Among those Orthodox Christians who happened to agree with much of what I wrote, a few asked if I would have more to say on the topic of trying to persevere as an Orthodox Christian, particularly in the United States. Speaking as someone who opted not to remain Orthodox but rather return to the confessional haunt of his childhood (Greek Catholicism), I don’t feel fit to give advice. Still, I imagine that staying Orthodox can be just as challenging as staying Greek Catholic, albeit for very different reasons. Although both are minority churches forced to get by outside of their historic environments, the Orthodox are often able to define themselves by negation: “not Catholic”; “not Western”; “not rationalistic”; etc. Greek Catholics, though “not Western” in the limited sense that their liturgy, spirituality, and theology emerged in the geographic East, must strike a balancing act between being true to their authentic patrimony while not discarding certain irrevocable tenets of the Faith which their estranged Orthodox brethren need not worry about (e.g., Purgatory, Papal Primacy, and the Immaculate Conception). At the same time, Greek Catholics are often compelled to “compete” with their not-so-estranged Latin Catholic brethren who continue to their own liturgy, spirituality, and theology as normative for the Universal Church. Even today, more than 50 years after Orientalium ecclesiarium, Eastern Catholics in general, and Greek Catholics in particular, are largely thought of in terms of ritual differences rather than ecclesiastic integrity.
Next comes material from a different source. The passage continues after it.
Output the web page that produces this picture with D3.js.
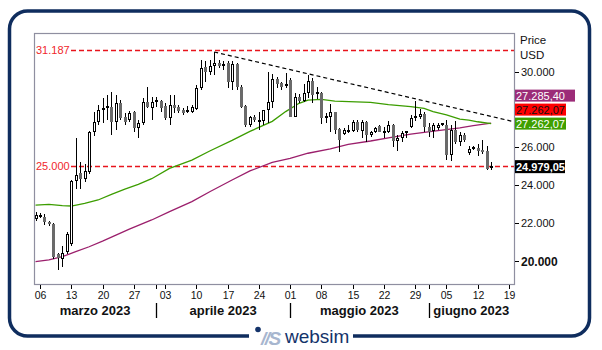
<!DOCTYPE html>
<html><head><meta charset="utf-8">
<script src="https://cdn.jsdelivr.net/npm/d3@7"></script>
<style>
body{margin:0;background:#fff}
svg{display:block;font-family:"Liberation Sans",Arial,sans-serif}
</style>
</head><body>
<svg id="chart" width="602" height="350"></svg>
<script>
// ---------- DATA ----------
const dates = ["2023-03-05","2023-03-06","2023-03-07","2023-03-08","2023-03-09","2023-03-10","2023-03-11","2023-03-12","2023-03-13","2023-03-14",
"2023-03-15","2023-03-16","2023-03-17","2023-03-18","2023-03-19","2023-03-20","2023-03-21","2023-03-22","2023-03-23","2023-03-24",
"2023-03-25","2023-03-26","2023-03-27","2023-03-28","2023-03-29","2023-03-30","2023-03-31","2023-04-01","2023-04-02","2023-04-03",
"2023-04-04","2023-04-05","2023-04-06","2023-04-07","2023-04-08","2023-04-09","2023-04-10","2023-04-11","2023-04-12","2023-04-13",
"2023-04-14","2023-04-15","2023-04-16","2023-04-17","2023-04-18","2023-04-19","2023-04-20","2023-04-21","2023-04-22","2023-04-23",
"2023-04-24","2023-04-25","2023-04-26","2023-04-27","2023-04-28","2023-04-29","2023-04-30","2023-05-01","2023-05-02","2023-05-03",
"2023-05-04","2023-05-05","2023-05-06","2023-05-07","2023-05-08","2023-05-09","2023-05-10","2023-05-11","2023-05-12","2023-05-13",
"2023-05-14","2023-05-15","2023-05-16","2023-05-17","2023-05-18","2023-05-19","2023-05-20","2023-05-21","2023-05-22","2023-05-23",
"2023-05-24","2023-05-25","2023-05-26","2023-05-27","2023-05-28","2023-05-29","2023-05-30","2023-05-31","2023-06-01","2023-06-02",
"2023-06-03","2023-06-04","2023-06-05","2023-06-06","2023-06-07","2023-06-08","2023-06-09","2023-06-10","2023-06-11","2023-06-12",
"2023-06-13","2023-06-14","2023-06-15"];
const opens = [22180,22380,22330,22040,21950,20350,20100,20440,20880,24200,
24650,24350,24670,26800,27360,27990,28100,28130,27360,28340,
27630,27450,27900,27010,27270,28430,28110,28440,28470,28200,
27580,28250,28150,27990,27880,27900,28020,29140,30240,29990,
30300,30470,30340,30470,29460,30440,29230,28200,27190,27600,
27440,27420,27990,28400,29620,29400,29360,29580,27630,28700,
28480,28870,29530,28820,28870,27540,27630,27860,26970,26690,
26830,26870,27330,26870,27360,26650,26800,27140,26840,26800,
27190,26350,26480,26740,27100,27630,27630,27770,27100,26870,
27050,27220,27190,25590,26920,26300,26650,25710,25900,25970,
25840,25800,24990];
const highs = [22570,22520,22480,22100,21980,20400,20790,21500,24260,26480,
25230,25130,26870,27900,28250,28610,28790,28960,28790,28520,
27810,27950,27950,27450,28610,29180,28700,28700,28520,28340,
28790,28790,28250,28080,28200,28250,29320,30650,30600,30650,
31060,30650,30600,30560,30560,30500,29320,28250,27690,27720,
27900,27990,29990,29890,29760,29490,29940,29670,28870,28840,
29350,29850,29670,29200,28960,27810,28290,27860,27040,27010,
27190,27450,27450,27450,27400,26890,27100,27190,27100,27400,
27240,26650,26890,26890,27720,28470,28020,27900,27300,27300,
27270,27310,27450,27190,27400,26800,26740,26060,26060,26170,
26390,26060,25200];
const lows = [22110,22250,21900,21850,20080,19500,19640,20350,20790,23810,
23780,24170,24610,26620,27190,27280,27450,26650,26920,27450,
27190,27360,26830,26480,27190,28070,27450,28160,27900,27450,
27190,27810,27810,27720,27810,27810,27990,29050,29460,29820,
29850,30200,30120,29140,29050,29050,28070,27100,27100,27360,
26920,27190,27270,28080,29140,29050,29140,27630,27630,28340,
28430,28610,28340,28570,27240,27270,26800,26690,25730,26650,
26740,26800,26830,26510,26300,26570,26740,26800,26480,26740,
26030,25800,26300,26480,27010,27400,27500,26800,26570,26480,
26920,27140,25320,25270,26170,26080,26260,25590,25840,25540,
25640,24790,24790];
const closes = [22430,22340,22040,21930,20170,20140,20400,21420,24200,24560,
24310,24740,26800,27360,27990,28110,28130,27360,28340,27540,
27360,27810,27010,27280,28430,28160,28400,28460,28080,27580,
28250,28110,27930,27810,27920,28160,29140,30210,29990,30330,
30470,30300,30360,29460,30440,29230,28160,27190,27600,27450,
27420,27990,28400,29620,29350,29230,29330,27630,28660,28480,
28870,29530,28790,28930,27540,27680,27900,26920,26390,26920,
26920,27330,26920,27360,26650,26800,27010,26830,26830,27190,
26350,26480,26740,26800,27580,27620,27770,27100,26800,27190,
27190,27230,25590,26920,26260,26650,26390,25940,25950,25800,
25730,24880,24979.05];

// moving averages
const greenDates = ["2023-03-05","2023-03-08","2023-03-11","2023-03-13","2023-03-16","2023-03-19","2023-03-22","2023-03-25","2023-03-28","2023-03-31",
"2023-04-04","2023-04-09","2023-04-13","2023-04-18","2023-04-22","2023-04-27","2023-04-30","2023-05-03","2023-05-05","2023-05-08",
"2023-05-11","2023-05-19","2023-05-23","2023-05-28","2023-05-31","2023-06-02","2023-06-05","2023-06-08","2023-06-10","2023-06-12","2023-06-15"];
const greenValues = [22940,22980,22910,22890,23030,23210,23510,23790,24040,24340,
24890,25330,25810,26370,26850,27380,27900,28340,28510,28550,
28460,28390,28270,28160,28070,27900,27720,27500,27450,27360,27262.07];
const purpleDates = ["2023-03-05","2023-03-08","2023-03-11","2023-03-14","2023-03-17","2023-03-20","2023-03-23","2023-03-26","2023-03-31","2023-04-04",
"2023-04-09","2023-04-13","2023-04-18","2023-04-22","2023-04-27","2023-05-01","2023-05-05","2023-05-10","2023-05-14","2023-05-19",
"2023-05-23","2023-05-28","2023-05-31","2023-06-04","2023-06-08","2023-06-11","2023-06-15"];
const purpleValues = [19940,20030,20200,20470,20730,21030,21350,21660,22150,22590,
23120,23650,24270,24750,25210,25420,25690,25920,26160,26340,
26510,26700,26800,26920,27040,27150,27285.40];

// trend line (two anchor points)
const trendDates = ["2023-04-14","2023-06-20"];
const trendValues = [31060,27370];

// horizontal levels
const levelValues = [31187,25000];

// right side value labels (purple, red, green) and last price
const sideValues = [27285.40,27262.07,27262.07];
const lastPrice = 24979.05;

// axes
const yTickValues = [20000,22000,24000,26000,30000];
const xTickDates = ["2023-03-06","2023-03-13","2023-03-20","2023-03-27","2023-04-03","2023-04-10","2023-04-17","2023-04-24",
"2023-05-01","2023-05-08","2023-05-15","2023-05-22","2023-05-29","2023-06-05","2023-06-12","2023-06-19"];
const monthStarts = ["2023-04-01","2023-05-01","2023-06-01"];
const monthNames = ["marzo 2023","aprile 2023","maggio 2023","giugno 2023"];

// ---------- DRAW ----------
const W = 602, H = 350;
const P = {l:34, r:514, t:33, b:284};
const svg = d3.select("#chart");
const loc = d3.formatLocale({decimal:",", thousands:".", grouping:[3], currency:["",""]});
const fInt = loc.format(",.0f");
const fDec = loc.format(",.2f");
const pd = s => new Date(s + "T00:00:00Z");

const x = d3.scaleUtc().domain([pd("2023-03-06"), pd("2023-06-19")]).range([40, 509]);
const y = d3.scaleLinear().domain([20000, 30000]).range([260.5, 72]);

svg.append("rect").attr("width", W).attr("height", H).attr("fill", "#fff");

// outer frame
svg.append("rect").attr("x", 9.5).attr("y", 11).attr("width", 580).attr("height", 325)
  .attr("rx", 18).attr("fill", "none").attr("stroke", "#0f2d5e").attr("stroke-width", 3.5);

// logo
svg.append("rect").attr("x", 249).attr("y", 328).attr("width", 104).attr("height", 14).attr("fill", "#fff");
svg.append("circle").attr("cx", 258).attr("cy", 329.5).attr("r", 2.8).attr("fill", "#14336a");
svg.append("text").attr("x", 261).attr("y", 344.5).attr("font-size", 19).attr("font-style", "italic")
  .attr("font-weight", "bold").attr("fill", "#a7b6cf").attr("letter-spacing", -1.5).text("//S");
svg.append("text").attr("x", 285).attr("y", 343).attr("font-size", 19).attr("fill", "#14336a").text("websim");

// clip
svg.append("clipPath").attr("id", "clip").append("rect")
  .attr("x", P.l).attr("y", P.t).attr("width", P.r - P.l).attr("height", P.b - P.t);
const g = svg.append("g").attr("clip-path", "url(#clip)");

// level lines
levelValues.forEach(v => {
  const yy = Math.round(y(v)) + 0.5;
  g.append("line").attr("x1", 71).attr("x2", P.r).attr("y1", yy).attr("y2", yy)
    .attr("stroke", "#e8141c").attr("stroke-width", 1.3).attr("stroke-dasharray", "5,3");
  svg.append("text").attr("x", 36).attr("y", yy).attr("dy", "0.35em").attr("font-size", 11)
    .attr("fill", "#f0262b").text(fInt(v));
});

// moving averages
const line = d3.line().x(d => x(pd(d[0]))).y(d => y(d[1]));
g.append("path").datum(d3.zip(purpleDates, purpleValues)).attr("d", line)
  .attr("fill", "none").attr("stroke", "#9b1f6c").attr("stroke-width", 1.3);
g.append("path").datum(d3.zip(greenDates, greenValues)).attr("d", line)
  .attr("fill", "none").attr("stroke", "#3c9d00").attr("stroke-width", 1.3);

// trend line
g.append("path").datum(d3.zip(trendDates, trendValues)).attr("d", line)
  .attr("fill", "none").attr("stroke", "#000").attr("stroke-width", 1.2).attr("stroke-dasharray", "4,3");

// candles
const cg = g.append("g");
dates.forEach((d, i) => {
  const xc = Math.round(x(pd(d))) + 0.5;
  const o = opens[i], c = closes[i];
  cg.append("line").attr("x1", xc).attr("x2", xc)
    .attr("y1", Math.round(y(highs[i]))).attr("y2", Math.round(y(lows[i])))
    .attr("stroke", "#000").attr("stroke-width", 1);
  const yt = Math.round(y(Math.max(o, c))), yb = Math.round(y(Math.min(o, c)));
  if (yb - yt < 2) {
    cg.append("rect").attr("x", xc - 1.5).attr("y", Math.round(y(c)) - 1).attr("width", 3).attr("height", 2).attr("fill", "#000");
  } else if (c >= o) {
    cg.append("rect").attr("x", xc - 1).attr("y", yt + 0.5).attr("width", 2).attr("height", yb - yt - 1)
      .attr("fill", "#fff").attr("stroke", "#000").attr("stroke-width", 1);
  } else {
    cg.append("rect").attr("x", xc - 1.5).attr("y", yt).attr("width", 3).attr("height", yb - yt).attr("fill", "#6a6a6a");
  }
});

// plot border
svg.append("rect").attr("x", P.l + 0.5).attr("y", P.t + 0.5).attr("width", P.r - P.l).attr("height", P.b - P.t)
  .attr("fill", "none").attr("stroke", "#8f8fa0").attr("stroke-width", 1.2);

// y axis
const ya = svg.append("g");
yTickValues.forEach(v => {
  const yy = Math.round(y(v)) + 0.5;
  ya.append("line").attr("x1", P.r + 1).attr("x2", P.r + 5).attr("y1", yy).attr("y2", yy).attr("stroke", "#000");
  ya.append("text").attr("x", 521).attr("y", yy).attr("dy", "0.35em")
    .attr("font-size", v === 20000 ? 12 : 11).attr("font-weight", v === 20000 ? "bold" : "normal")
    .attr("fill", "#111").text(fInt(v));
});
svg.append("text").attr("x", 520).attr("y", 44).attr("font-size", 11.5).attr("fill", "#111").text("Price");
svg.append("text").attr("x", 520).attr("y", 59).attr("font-size", 11.5).attr("fill", "#111").text("USD");

// side labels
const boxH = 12, step = 14;
const greenY = y(sideValues[2]);
const sideStyles = [
  {fill:"#9c2c78", text:"#fff", w:60},
  {fill:"#ff0000", text:"#111", w:51},
  {fill:"#3f9f00", text:"#fff", w:51}
];
sideValues.forEach((v, i) => {
  const cy = greenY - (2 - i) * step;
  const s = sideStyles[i];
  svg.append("rect").attr("x", P.r + 1).attr("y", cy - boxH / 2).attr("width", s.w).attr("height", boxH).attr("fill", s.fill);
  svg.append("text").attr("x", P.r + 2).attr("y", cy).attr("dy", "0.36em").attr("font-size", 11)
    .attr("fill", s.text).text(fDec(v));
});
const lpY = y(lastPrice);
svg.append("rect").attr("x", P.r + 1).attr("y", lpY - 6.5).attr("width", 50).attr("height", 13).attr("fill", "#000");
svg.append("text").attr("x", P.r + 2).attr("y", lpY).attr("dy", "0.36em").attr("font-size", 11)
  .attr("font-weight", "bold").attr("fill", "#fff").text(fDec(lastPrice));

// x axis
const xa = svg.append("g");
const dayFmt = d3.utcFormat("%d");
xTickDates.forEach(d => {
  const xx = Math.round(x(pd(d))) + 0.5;
  xa.append("line").attr("x1", xx).attr("x2", xx).attr("y1", P.b + 1).attr("y2", P.b + 5).attr("stroke", "#000");
  xa.append("text").attr("x", xx).attr("y", 299).attr("text-anchor", "middle").attr("font-size", 10.5)
    .attr("fill", "#111").text(dayFmt(pd(d)));
});
const bounds = [P.l].concat(monthStarts.map(d => x(pd(d)))).concat([P.r]);
monthStarts.forEach(d => {
  const xx = Math.round(x(pd(d))) + 0.5;
  xa.append("line").attr("x1", xx).attr("x2", xx).attr("y1", P.b + 1).attr("y2", P.b + 5).attr("stroke", "#000");
  xa.append("line").attr("x1", xx).attr("x2", xx).attr("y1", 303).attr("y2", 318).attr("stroke", "#000").attr("stroke-width", 1.3);
});
monthNames.forEach((m, i) => {
  xa.append("text").attr("x", (bounds[i] + bounds[i + 1]) / 2).attr("y", 315).attr("text-anchor", "middle")
    .attr("font-size", 13).attr("font-weight", "bold").attr("fill", "#111").text(m);
});
</script>
</body></html>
Comparatively, the Orthodox are free to steer clear of Latin Catholicism altogether under the guise of promoting “pure Orthodoxy.” The problem is that there is no such thing as “pure Orthodoxy,” especially at this stage in history. “Pure Orthodoxy” is often little more than ideologically charged Orthodoxy which lacks both a sense of history and a universal vision. In the hands of ex-Protestant converts, for example, “pure Orthodoxy” looks astonishingly like American Evangelicalism, only with less guitars and more icons. And for those who came to Orthodoxy out of cultural disaffection, spiritual confusion, or intellectual vapidity, “pure Orthodoxy” is frighteningly nationalistic, insular, and apocalyptic. Not everyone buys into “pure Orthodoxy,” of course. There are those who hold to Orthodoxy because it has the luxury of being both sacramental and (apparently) non-magisterial; messy doctrinal questions such as universalism can be bypassed with the claim that the issue has never been “dogmatically defined.” This form of Orthodoxy, not surprisingly, often comes accompanied with a strong antinomian streak.
These problems—and more—are worth exploring in depth, but probably not here. Nothing I have touched on so far gets into the fraught territory of how a number of women experience Orthodoxy and, in surprising numbers, feel alienated if not abused by its male-dominated, pseudo-monastic culture. Because Orthodoxy is often promoted as being “more masculine” than other forms of Christianity, it’s not surprising that women should find it so inhospitable. However, given that I am not a woman, I feel that I would be doing a disservice to this concern by trying to speculate too much. I have heard enough horror stories in my time to know that this concern is a very genuine one which the Orthodox Church would do well to confront head-on sooner rather than later.
With that said, I am going to close the book on this topic for now by repeating my hope for the emergence of what Fr. Robert Taft, S.J. has called “self-critical Orthodoxy.” This self-critical Orthodoxy must not be merely an academic exercise but rather an open and public discussion carried out in charity and truth. It will no doubt be painful, but that is what makes it so necessary.